Once you’ve tried both, you’ll be better equipped to make your next purchase. If you like the African beans it means you like a darker, richer coffee. If the South American bean is your thing, then you like a lighter flavor profile with less acidity.
And once you get this part down, then the sky is the limit. Then it’s time to try all of those cool looking coffee drinks like cappuccino, frappuccinos, frozen coffee drinks, or whatever gets your juices flowing. There are a ton of copy cat recipes to guide you all over the internet.
Or you can step up and get something like a French Press or a Moka Pot and experiment with different brewing techniques.
Keeping Coffee Beans Fresh
Always try to store your coffee beans in a glass air tight container. If you can’t use glass like a regular mason jar, then crockery or even an air tight metal container is still preferable.
You don’t want to use plastic as the beans are porous and can soak up the plastic taste and whatever it might leach off.
Always store in a dark, cool spot. And never freeze or refrigerate your coffee beans. Coffee beans will easily soak up the flavors of whatever you have in your refrigerator or freezer, and they can soak up any moisture.
So stick to a tightly sealed glass jar whenever possible.
Grinding Your Beans
There’s a little more to grinding your beans than you might think. First off, you’ll need to grab a good grinder. These gadgets aren’t expensive and a really great Burr electrical grinder is only around $50 to $100. Anything by Baratza, Cuisinart, Hamilton Beach or even the OXO brands should be a quality product.
And you can even start off with a smaller grinder meant for a few cups at a time like I did. They don’t take up counter space and work just fine. I had a Hamilton Beach model that worked great for years and goes for less than $20 on Amazon.
The next thing is to always grind what you need. No more if possible.
Grinding your beans releases the oils in the bean. These oils have a short shelf life, usually no more than two weeks.

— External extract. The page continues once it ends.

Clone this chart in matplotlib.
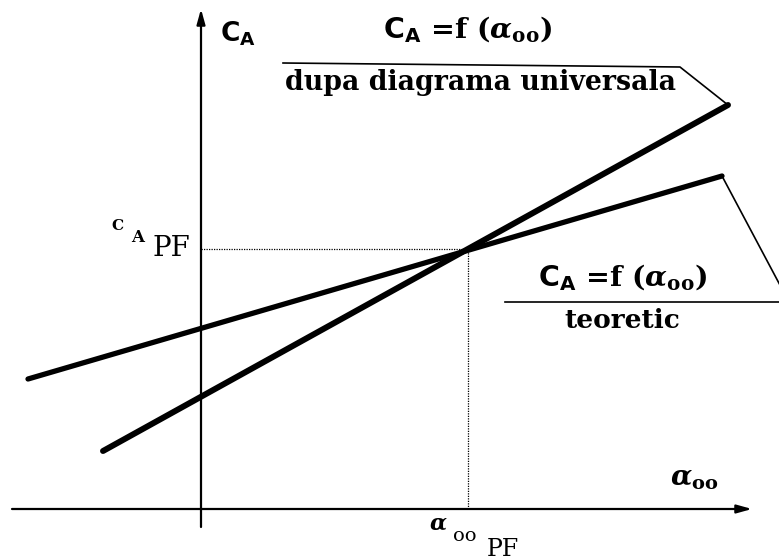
import matplotlib
matplotlib.use("Agg")
import matplotlib.pyplot as plt

plt.rcParams['mathtext.fontset'] = 'custom'
plt.rcParams['mathtext.rm'] = 'DejaVu Serif:bold'
plt.rcParams['mathtext.it'] = 'DejaVu Serif:italic:bold'
plt.rcParams['mathtext.bf'] = 'DejaVu Serif:bold'
plt.rcParams['mathtext.sf'] = 'DejaVu Sans:bold'

# Characteristic lines C_A = f(alpha_00): end points (x, y) in diagram units
universal_x = [-98, 527]
universal_y = [58, 404]
theoretic_x = [-173, 521]
theoretic_y = [130, 333]

# Design point (alpha_00 PF, C_A PF)
pf_x = 267
pf_y = 260

# Callout leaders: polyline from line end to text underline
universal_leader_x = [527, 479, 82]
universal_leader_y = [404, 442, 446]
theoretic_leader_x = [521, 580]
theoretic_leader_y = [333, 222]
theoretic_underline_x = [304, 578]
theoretic_underline_y = [207, 207]

fig = plt.figure(figsize=(7.79, 5.6), dpi=100)
ax = fig.add_axes([0, 0, 1, 1])
ax.set_xlim(-201, 578)
ax.set_ylim(-51, 509)
ax.axis('off')

# Coordinate axes with arrows
ax.annotate('', xy=(551, 0), xytext=(-189, 0),
            arrowprops=dict(arrowstyle='-|>,head_length=0.9,head_width=0.25',
                            lw=1.6, color='black', shrinkA=0, shrinkB=0))
ax.annotate('', xy=(0, 500), xytext=(0, -18),
            arrowprops=dict(arrowstyle='-|>,head_length=0.9,head_width=0.25',
                            lw=1.6, color='black', shrinkA=0, shrinkB=0))

# Dotted guides to the design point
ax.plot([0, pf_x], [pf_y, pf_y], color='black', lw=0.9, ls=(0, (1, 1)))
ax.plot([pf_x, pf_x], [0, pf_y], color='black', lw=0.9, ls=(0, (1, 1)))

# Characteristic lines
ax.plot(universal_x, universal_y, color='black', lw=4.3, solid_capstyle='round')
ax.plot(theoretic_x, theoretic_y, color='black', lw=3.8, solid_capstyle='round')

# Callout leaders
ax.plot(universal_leader_x, universal_leader_y, color='black', lw=1.2)
ax.plot(theoretic_leader_x, theoretic_leader_y, color='black', lw=1.2, clip_on=True)
ax.plot(theoretic_underline_x, theoretic_underline_y, color='black', lw=1.2)

serif_b = dict(family='DejaVu Serif', weight='bold', color='black')
serif = dict(family='DejaVu Serif', color='black')

# Axis names
ax.text(19, 475, r'$\mathsf{C}_{\mathsf{A}}$', fontsize=19, ha='left', va='center', **serif_b)
ax.text(469, 30, r'$\alpha_{\mathrm{oo}}$', fontsize=20, ha='left', va='center', **serif_b)

# Callout texts
ax.text(267, 480, r'$\mathsf{C}_{\mathsf{A}}$ =f ($\alpha_{\mathrm{oo}}$)', fontsize=20.5,
        ha='center', va='center', **serif_b)
ax.text(280, 426, 'dupa diagrama universala', fontsize=19.3,
        ha='center', va='center', **serif_b)
ax.text(422, 232, r'$\mathsf{C}_{\mathsf{A}}$ =f ($\alpha_{\mathrm{oo}}$)', fontsize=20.5,
        ha='center', va='center', **serif_b)
ax.text(421, 188, 'teoretic', fontsize=19, ha='center', va='center', **serif_b)

# Design point labels
ax.text(-84, 283, 'C', fontsize=11, ha='center', va='center', **serif_b)
ax.text(-63, 271, 'A', fontsize=12, ha='center', va='center', **serif_b)
ax.text(-48, 260, 'PF', fontsize=20, ha='left', va='center', **serif)

ax.text(237, -15, r'$\alpha$', fontsize=16, ha='center', va='center', **serif)
ax.text(264, -27, 'oo', fontsize=14, ha='center', va='center', **serif)
ax.text(286, -40, 'PF', fontsize=17, ha='left', va='center', **serif)

fig.savefig('out.png', dpi=100)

So to get the absolute freshest cup of coffee possible, grind as you go. This will give you great coffee with less waste.
I you are grinding for coffee and not cappuccino or espresso, then you want to use medium-coarse grind. This allows the best result as far as brewing. Too fine and your coffee will be very bitter. Too course and your coffee will be weak due to the grounds not letting go of enough of their flavor.
Using a Scale
I may sound a little crazy, but using a scale is all about the consistency of your coffee.
Measuring out tablespoons each time is not as accurate as you might think. To test the theory, use a scale and measure out five tablespoons removing the coffee each time. You’ll see that all five measurements will be slightly off.
If you want to consistently make the very best cup of coffee that is perfectly made the way you like it, weighing out your coffee is the only way to really do it.
To start off, try using 10 grams or 0.36 oz. per 6-oz cup. If you find that is too weak or strong, just adjust accordingly until you find what weight works best for your specific tastes.
Obviously this is a piece of equipment that you don’t need at first, but if you can afford to grab one, I do recommend it. Like I said, it’s all about consistency.
How’s Your Water?
Seeing a cup of coffee is simply hot water passed through coffee beans, it’s safe to say that the water is an integral part of making a great cup of coffee at home.
If you’re lucky enough to have a clean fresh water supply or well that gives you clean tasting water, by all means, use it.
But if you’re in a city and the water supply is chlorine ridden or worse, well water with sulpher, use something bottled for your coffee. If you don’t, the end result with be less than desirable. It’s the same idea with ice or anything when water is a main ingredient.
Any water supply that tastes good to you in a cup will taste good in a coffee cup as well. It doesn’t need to be expensive water.